O grupo sueco aposta fortemente na tecnologia 5G para ser um
dos atores principais na futura sociedade conectada. Ao mesmo tempo em que
investe no desenvolvimento de 5G, a empresa trabalha na base de serviços que
usarão a tecnologia como ferramenta: saúde, transportes, educação, enfim, tudo
que envolve a sociedade.
"Todos falam em desaceleração da economia, mas na nossa
área tem muita demanda", diz o vice-preside Yazlle. Ele lembra que 3G
superou 2G no Brasil em 2014, mas no restante da América Latina a virada só
acontecerá neste ano.
A penetração regional de smartphones chegará a 72% em 2020,
ante 38% em 2014. O avanço mostra o potencial para banda larga móvel via
smartphones. A venda de aparelhos 4G deve chegar a 85% do total global neste
ano. No Brasil, pode chegar a 20 milhões, comparado a 7 milhões no ano passado,
mesmo com o câmbio desfavorável, estima Yazlle. Nesse cenário, diz ele, um dos
desafios é como mudar do modelo de voz para dados e ganhar dinheiro com isso.

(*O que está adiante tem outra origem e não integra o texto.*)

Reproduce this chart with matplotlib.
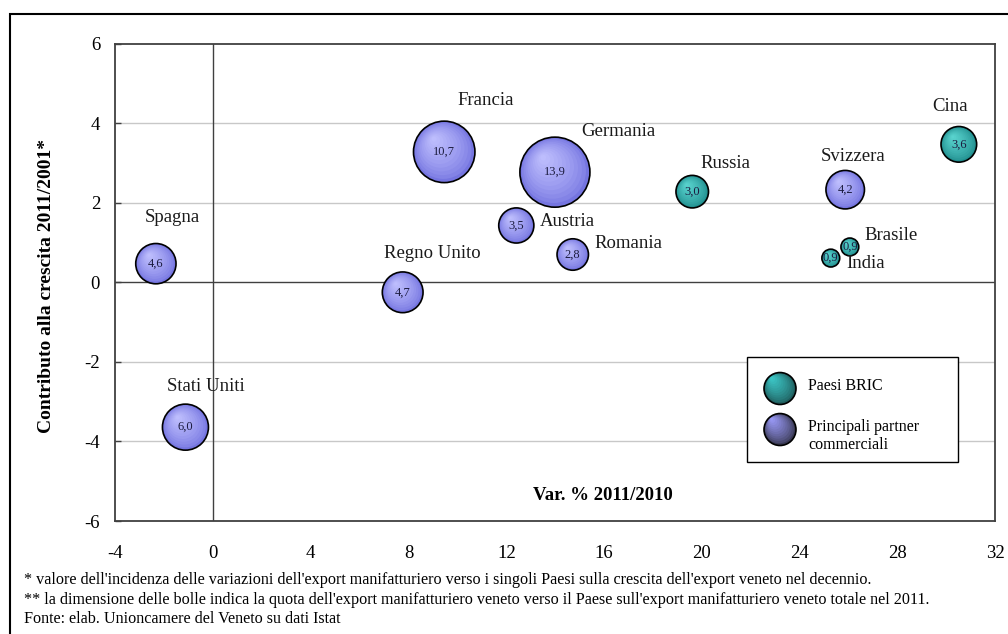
import matplotlib
matplotlib.use('Agg')
import matplotlib.pyplot as plt
import matplotlib.transforms as mtransforms
from matplotlib.patches import Rectangle
import numpy as np

plt.rcParams['font.family'] = ['Liberation Serif', 'DejaVu Serif']

# Paesi, variazione % 2011/2010, contributo alla crescita 2011/2001, quota 2011
paesi = ['Spagna', 'Stati Uniti', 'Regno Unito', 'Francia', 'Austria',
         'Germania', 'Romania', 'Russia', 'Svizzera', 'Brasile', 'India',
         'Cina']
var_2011 = [-2.34, -1.13, 7.76, 9.46, 12.41, 13.99, 14.72, 19.61, 25.87,
            26.06, 25.28, 30.52]
contributo = [0.47, -3.64, -0.25, 3.28, 1.43, 2.77, 0.70, 2.28, 2.33,
              0.89, 0.61, 3.47]
quota = [4.6, 6.0, 4.7, 10.7, 3.5, 13.9, 2.8, 3.0, 4.2, 0.9, 0.9, 3.6]
gruppo = ['partner', 'partner', 'partner', 'partner', 'partner', 'partner',
          'partner', 'bric', 'partner', 'bric', 'bric', 'bric']

x_ticks = [-4, 0, 4, 8, 12, 16, 20, 24, 28, 32]
y_ticks = [-6, -4, -2, 0, 2, 4, 6]

# label offsets (points) from bubble centre
label_offsets = [(12, 33), (15, 29), (21, 28), (30, 37), (37, 3), (46, 29),
                 (40, 8), (24, 20), (6, 24), (30, 8), (25, -4), (-6, 27)]

colori = {
    'partner': ((0.46, 0.46, 0.88), (0.76, 0.76, 1.0)),
    'bric': ((0.13, 0.56, 0.56), (0.36, 0.84, 0.82)),
}
legend_colori = {
    'partner': ((0.22, 0.22, 0.32), (0.62, 0.62, 1.0)),
    'bric': ((0.12, 0.36, 0.36), (0.24, 0.80, 0.80)),
}

SIZE_K = 183.0


def gradient_bubble(ax, fig, x, y, s, rim, hi, base, n=12, shift=0.45,
                    z=3):
    '''Draw a circle marker shaded from rim colour to a top-left highlight.'''
    d = np.sqrt(s)
    rim = np.array(rim)
    hi = np.array(hi)
    ax.scatter([x], [y], s=s, color=rim, edgecolors='none', transform=base,
               zorder=z, clip_on=False)
    for k in range(1, n):
        f = 1 - k / n
        off = (1 - f) * d / 2 * shift
        trans = mtransforms.offset_copy(base, fig=fig, x=-off * 0.8,
                                        y=off, units='points')
        col = rim + (hi - rim) * (1 - f) ** 0.7
        ax.scatter([x], [y], s=s * f * f, color=col, edgecolors='none',
                   transform=trans, zorder=z, clip_on=False)
    ax.scatter([x], [y], s=s, facecolors='none', edgecolors='black',
               linewidths=1.2, transform=base, zorder=z, clip_on=False)


fig = plt.figure(figsize=(10.08, 6.34), dpi=100)
ax = fig.add_axes([0.1144, 0.1782, 0.8727, 0.7529])

ax.set_xlim(-4, 32)
ax.set_ylim(-6, 6)
for yv in [-4, -2, 2, 4]:
    ax.axhline(yv, color='#c8c8c8', lw=1.0, zorder=1)
ax.axhline(0, color='#404040', lw=1.0, zorder=1)
ax.axvline(0, color='#404040', lw=1.0, zorder=1)
for sp in ax.spines.values():
    sp.set_color('#404040')
    sp.set_linewidth(1.3)

ax.set_xticks(x_ticks)
ax.set_yticks(y_ticks)
ax.set_xticklabels([str(v) for v in x_ticks])
ax.set_yticklabels([str(v) for v in y_ticks])
ax.tick_params(axis='x', length=0, pad=17, labelsize=13.5)
ax.tick_params(axis='y', direction='in', length=4, width=1, color='#404040',
               pad=11, labelsize=13.5)

for i, p in enumerate(paesi):
    s = quota[i] * SIZE_K
    rim, hi = colori[gruppo[i]]
    gradient_bubble(ax, fig, var_2011[i], contributo[i], s, rim, hi,
                    ax.transData, z=3 + i * 0.01)
    ax.text(var_2011[i], contributo[i], f'{quota[i]:.1f}'.replace('.', ','),
            ha='center', va='center', fontsize=9, color='#1c1c40',
            zorder=5)
    dx, dy = label_offsets[i]
    ax.annotate(p, (var_2011[i], contributo[i]), xytext=(dx, dy),
                textcoords='offset points', ha='center', va='center',
                fontsize=13.5, color='#1a1a1a', zorder=6)

ax.text(0.554, 0.0545, 'Var. % 2011/2010', transform=ax.transAxes,
        ha='center', va='center', fontsize=13.5, fontweight='bold')
fig.text(47 / 1008, 1 - 286 / 634, 'Contributo alla crescita 2011/2001*',
         rotation=90, ha='center', va='center', fontsize=14,
         fontweight='bold')

# legend box
ax.add_patch(Rectangle((0.7184, 0.1236), 0.2399, 0.2194,
                       transform=ax.transAxes, facecolor='white',
                       edgecolor='black', lw=1.0, zorder=7))
for key, ly in [('bric', 0.2776), ('partner', 0.1917)]:
    rim, hi = legend_colori[key]
    gradient_bubble(ax, fig, 0.7556, ly, 530, rim, hi, ax.transAxes,
                    shift=0.7, z=8)
ax.text(0.7875, 0.283, 'Paesi BRIC', transform=ax.transAxes, ha='left',
        va='center', fontsize=11.5, zorder=9)
ax.text(0.7875, 0.178, 'Principali partner\ncommerciali',
        transform=ax.transAxes, ha='left', va='center', fontsize=11.5,
        linespacing=1.2, zorder=9)

note = [
    "* valore dell'incidenza delle variazioni dell'export manifatturiero "
    "verso i singoli Paesi sulla crescita dell'export veneto nel decennio.",
    "** la dimensione delle bolle indica la quota dell'export manifatturiero "
    "veneto verso il Paese sull'export manifatturiero veneto totale nel 2011.",
    "Fonte: elab. Unioncamere del Veneto su dati Istat",
]
for yp, t in zip([580, 600, 619], note):
    fig.text(24 / 1008, 1 - yp / 634, t, ha='left', va='center',
             fontsize=11.6)

# outer frame
fig.add_artist(Rectangle((9.7 / 1008, -0.05), 1.05, 0.05 + 1 - 14.3 / 634,
                         transform=fig.transFigure, facecolor='none',
                         edgecolor='black', lw=1.5))

fig.savefig('out.png', dpi=100)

A América Latina representa 10% da receita total da
companhia, e o Brasil responde por 40% dessa fatia; o México, de 25% a 30%. No
México, Rezende chefia um dos quatro centro de serviços globais do grupo - os
demais são na China, Romênia e Índia. Nesses centros são desenvolvidos os
projetos das redes com implantação e gerenciamento remoto. É o caso do contrato
com a prefeitura de São José dos Campos (SP), com mais de 600 câmeras para
vigilância.
Rezende disse que o governo mexicano está atraindo empresas
para o país. Os concorrentes Huawei, Cisco e Amdocs já aderiram ao chamado.